To speak theologically is to inhabit a grammar constituted by God’s self-communication and to let that grammar guide every truthful word.

Transitus ad Disputationem II: De Theologia ut Systemate Modelorum

In this first disputation theology has been examined in its syntactical aspect. The structure of discourse was shown to be the internal form by which divine speech becomes intelligible in human words. Yet syntax alone cannot yield truth. It orders expression but does not determine its relation to what is real. If theology is to speak truthfully about God and creation, its language must be joined to an ontology that gives the world its structure.

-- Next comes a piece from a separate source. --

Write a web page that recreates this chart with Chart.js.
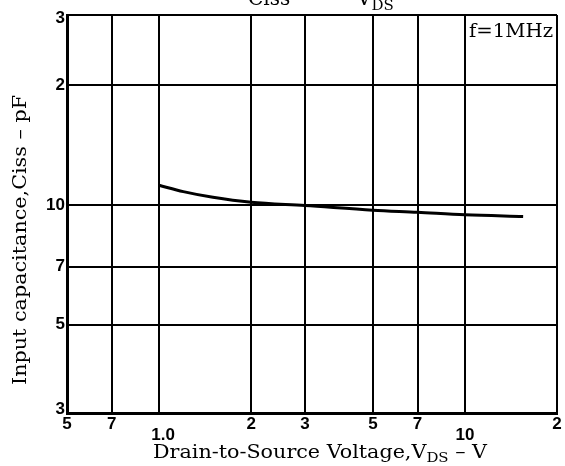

Hence the next question arises naturally: how does T, the language of faith, touch reality? If divine speech grounds both meaning and being, then theological discourse must be interpreted within a system of models that reflect the order God establishes. Theologia non est mera locutio; est interpretatio verbi ad mundum. We therefore proceed to Disputatio II: De Theologia ut Systemate Modelorum, where the relation between divine language and created being will be examined.